Crossing into the Cultural Other: A Dialogic Reading Strategy.
Keywords:
Cross-cultural dialogism, hybridity, reading strategy, tourism, IndonesiaAbstract
What can Western literature do in the face of heterological reality? Drawing on the theories of Homi Bhabha and Tzvetan Todorov, this paper explores the difficulties facing Western writers of fiction in regard to their participation in postcolonial discourse. It suggests that the West is limited by its [un]hybridity to a space outside of dialogic discourse and restricted either to an endless loop of self-reference or the appropriation of the voices of otherness.
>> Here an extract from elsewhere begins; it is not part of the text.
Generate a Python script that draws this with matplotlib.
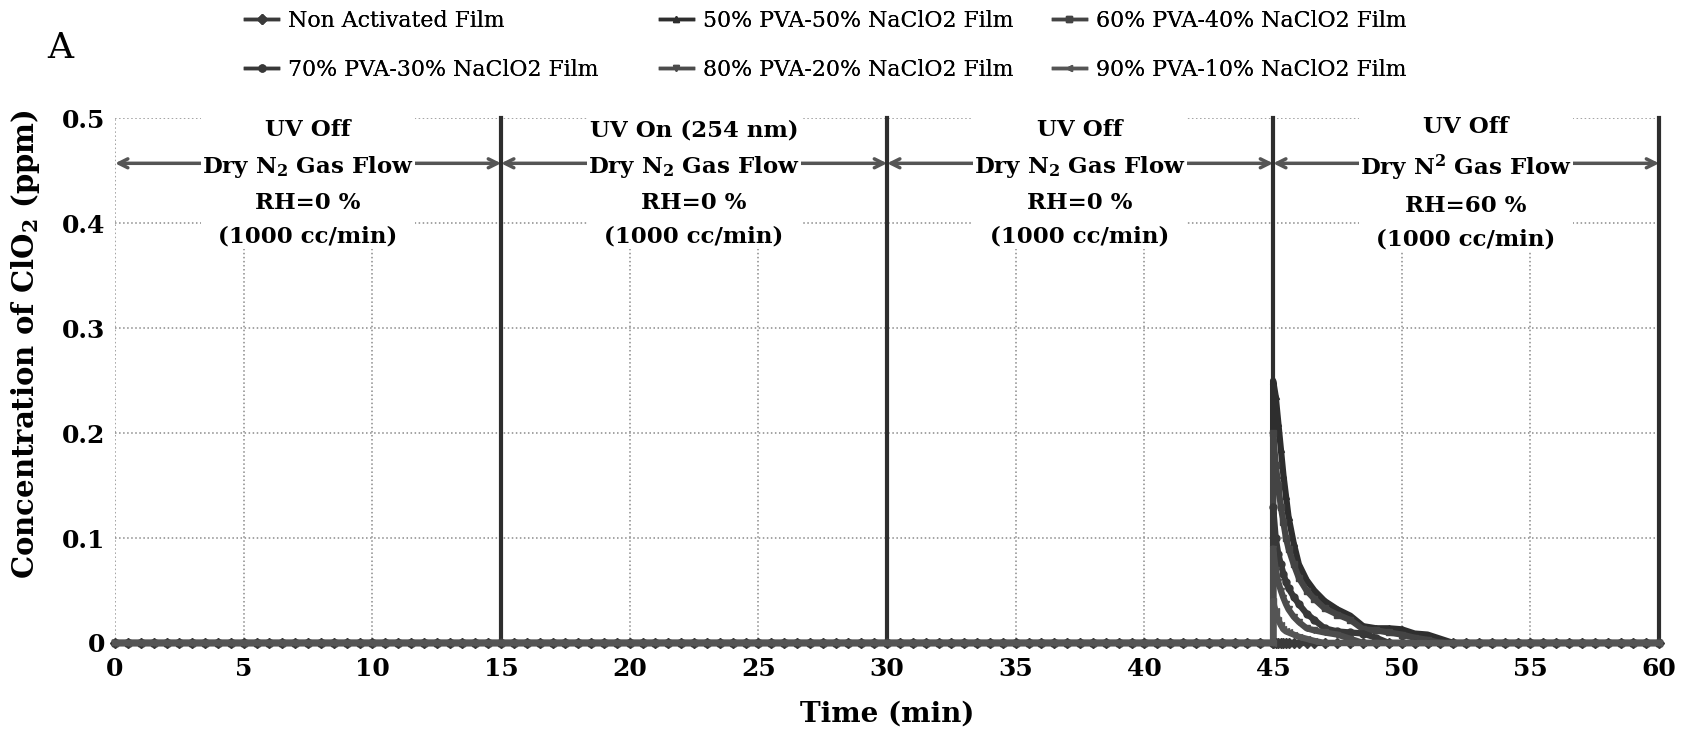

The article, however, goes on to argue that textual dialogism can provide an avenue for the negotiation of difference for the reader: a conversational space within which both sides can speak and be heard without crossing the line into cultural appropriation. I suggest that this can take place through the cross-culturally dialogic reading of novelistic discourse which has the capacity to loosen and re-entangle liminalities in the consciousness of the reader through the internal and socially-contextualised experience of culturally divergent voices that share a common literary space. The applicability of dialogism as a reading strategy will be considered in relation to two texts, Inez Baranay's Australian novel, The Edge of Bali, and Gerson Poyk's Indonesian short story, 'Kuta, di Sini Cintaku Kerlip Kemerlap', which explore fictional encounters between Australian female tourists and Indonesian men.